Opacité sur le relogement et restriction de l’aide humanitaire

Outre son inaction face à la détresse et la précarité des migrants et sans-abris, l’État a instauré un contrôle des associations et de leurs bénévoles, en empêchant leur accès, ainsi que celui des médias, aux centres d’hébergement où ont été relogés les exilés. Nous avons pu le constater vendredi dernier avec Oriane et Annaëlle que nous avons suivi sur place. L’absence de transparence et de communication quant aux conditions dans lesquelles les exilé.e.s sont pris charge, et le fait que, comme le rappelle Annaëlle « d’une manière générale on a une très faible visibilité de la suite une fois que les personnes sont mises à l’abri c’est toujours très difficile de savoir où, comment, quand et par qui », démontre à quel point « il y a des tensions autour de cette question : on peut supposer des moyens insuffisants ». Restreindre l’aide des associations humanitaires aux personnes exilées et empêcher la couverture médiatique à leur sujet est aussi un moyen de maintenir une opacité pour contenir au mieux l’indignation que pourrait susciter la médiatisation de leurs conditions de vie, et le traitement inhumain réservé aux migrants et exilés.

Une situation qui n’est pas nouvelle, mais exacerbée par la crise sanitaire

Par ailleurs, comme le précise Oriane, l’occupation de l’école maternelle du XVIème arrondissement le 24 janvier répondait à la « grosse urgence à mettre les personnes à l’abri à la fois du froid et des violences policières » . Car « Les personnes exilées sont pourchassées par les flics depuis bien longtemps, avec les mêmes pratiques qu’on retrouve à Calais et à Grande-Synthe ; elles sont obligées de se diviser en petit groupe, de se cacher sous des ponts. » développe-t-elle. Les violences policières perpétrées sur les exilé.e.s se déroulent quotidiennement et en toute impunité. On en a encore vu récemment l’illustration, lors de l’expulsion du camp de migrants à Saint-Denis puis à l’occasion de la nuit de la honte Place de la République qui a suivi - « une trentaine [de personnes exilées occupant l’école maternelle du XVIème arrondissement le 24 janvier] étaient déjà [d’ailleurs] présentes place de la République il y a 2 mois afin de demander leur prise en charge en tant que demandeuse d’asile » selon Utopia 56 - ou encore à Grande-Synthe dans le Nord-Pas-de-Calais, où dès le petit matin des équipes de nettoyages, cagoulées et accompagnées de policiers, lacèrent au couteau les tentes de réfugiés.

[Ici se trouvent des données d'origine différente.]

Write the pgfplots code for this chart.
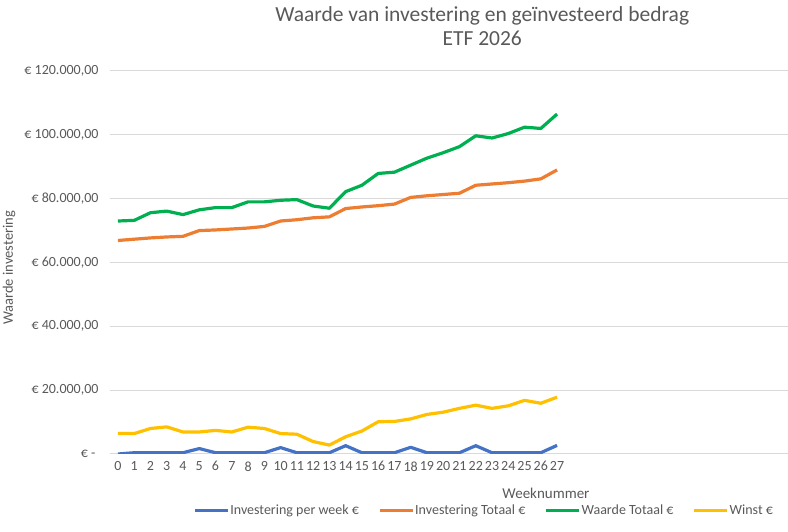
\documentclass[border=0pt]{standalone}
\usepackage{pgfplots}
\pgfplotsset{compat=1.18}
\usepackage{fontspec}
\setmainfont{Carlito}

\definecolor{txtgray}{HTML}{595959}
\definecolor{gridgray}{HTML}{D9D9D9}
\definecolor{cblue}{HTML}{4472C4}
\definecolor{corange}{HTML}{ED7D31}
\definecolor{cgreen}{HTML}{00B050}
\definecolor{cyellow}{HTML}{FFC000}

\begin{document}
\begin{tikzpicture}
\useasboundingbox (0,0) rectangle (788bp,532bp);
\begin{axis}[
  at={(110bp,78bp)}, anchor=south west,
  scale only axis, width=678bp, height=383bp,
  xmin=-0.49, xmax=41.2, ymin=0, ymax=120000,
  axis line style={draw=none},
  tick style={draw=none},
  ymajorgrids, major grid style={color=gridgray, line width=1bp},
  xtick={0,1,...,27},
  ytick={0,20000,40000,60000,80000,100000,120000},
  scaled y ticks=false,
  yticklabels={€ -\ \ , € 20.000{,}00, € 40.000{,}00, € 60.000{,}00, € 80.000{,}00, € 100.000{,}00, € 120.000{,}00},
  /pgf/number format/assume math mode=true,
  ticklabel style={font=\fontsize{14bp}{16bp}\selectfont, text=txtgray},
  yticklabel style={xshift=-8bp},
  xticklabel style={yshift=-4bp},
  title={Waarde van investering en geïnvesteerd bedrag\\ETF 2026},
  title style={align=center, font=\fontsize{21.5bp}{24bp}\selectfont, text=txtgray,
    at={(axis description cs:0.549,1.102)}, anchor=center},
  xlabel={Weeknummer},
  xlabel style={font=\fontsize{15bp}{17bp}\selectfont, text=txtgray,
    at={(axis description cs:0.643,-0.102)}, anchor=center},
  ylabel={Waarde investering},
  ylabel style={font=\fontsize{14.5bp}{16bp}\selectfont, text=txtgray,
    at={(axis description cs:-0.149,0.486)}, anchor=center, rotate=0},
  legend columns=4,
  legend image code/.code={\draw[#1] (0bp,0bp) -- (33bp,0bp);},
  legend style={draw=none, fill=none, font=\fontsize{14bp}{16bp}\selectfont, text=txtgray,
    at={(axis description cs:0.551,-0.148)}, anchor=center,
    /tikz/every even column/.append style={column sep=18bp},
    nodes={inner sep=1bp}},
  every axis plot/.append style={line width=3.2bp, line join=round},
]
\addplot[cblue] coordinates {
 (0,0) (1,400) (2,400) (3,400) (4,400) (5,1700) (6,400) (7,400) (8,400) (9,400)
 (10,2000) (11,400) (12,400) (13,400) (14,2600) (15,400) (16,400) (17,400) (18,2100) (19,400)
 (20,400) (21,400) (22,2600) (23,400) (24,400) (25,400) (26,400) (27,2700)};
\addlegendentry{Investering per week €}
\addplot[corange] coordinates {
 (0,66900) (1,67300) (2,67700) (3,68000) (4,68200) (5,70000) (6,70200) (7,70500) (8,70800) (9,71300)
 (10,73000) (11,73400) (12,74000) (13,74300) (14,76900) (15,77400) (16,77800) (17,78300) (18,80400) (19,80900)
 (20,81300) (21,81700) (22,84200) (23,84600) (24,85000) (25,85500) (26,86200) (27,89000)};
\addlegendentry{Investering Totaal €}
\addplot[cgreen] coordinates {
 (0,73000) (1,73200) (2,75600) (3,76100) (4,75000) (5,76500) (6,77200) (7,77200) (8,79000) (9,79000)
 (10,79500) (11,79700) (12,77700) (13,77000) (14,82200) (15,84200) (16,87900) (17,88300) (18,90500) (19,92700)
 (20,94400) (21,96300) (22,99700) (23,99000) (24,100400) (25,102400) (26,102000) (27,106500)};
\addlegendentry{Waarde Totaal €}
\addplot[cyellow] coordinates {
 (0,6400) (1,6400) (2,8000) (3,8500) (4,6900) (5,6900) (6,7400) (7,6900) (8,8400) (9,8000)
 (10,6400) (11,6200) (12,3900) (13,2800) (14,5400) (15,7200) (16,10100) (17,10200) (18,11000) (19,12400)
 (20,13100) (21,14300) (22,15300) (23,14300) (24,15100) (25,16800) (26,15900) (27,17800)};
\addlegendentry{Winst €}
\end{axis}
\end{tikzpicture}
\end{document}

Le harcèlement permanent des migrants par les préfectures de police, et plus largement le traitement inhumain qui est réservé à ces derniers est inacceptable. Comme le demandent depuis de nombreuses années les associations venant en aide aux personnes exilées et sans-abri, il faut réquisitionner les logements vides pour permettre, à tous et sans condition, l’accès à un logement digne et durable, régulariser tous les sans-papiers, et exiger la fermeture immédiate des centres de rétention administrative, où les étrangers en situation irrégulière, lorsqu’ils ne sont pas à la rue, sont incarcérés.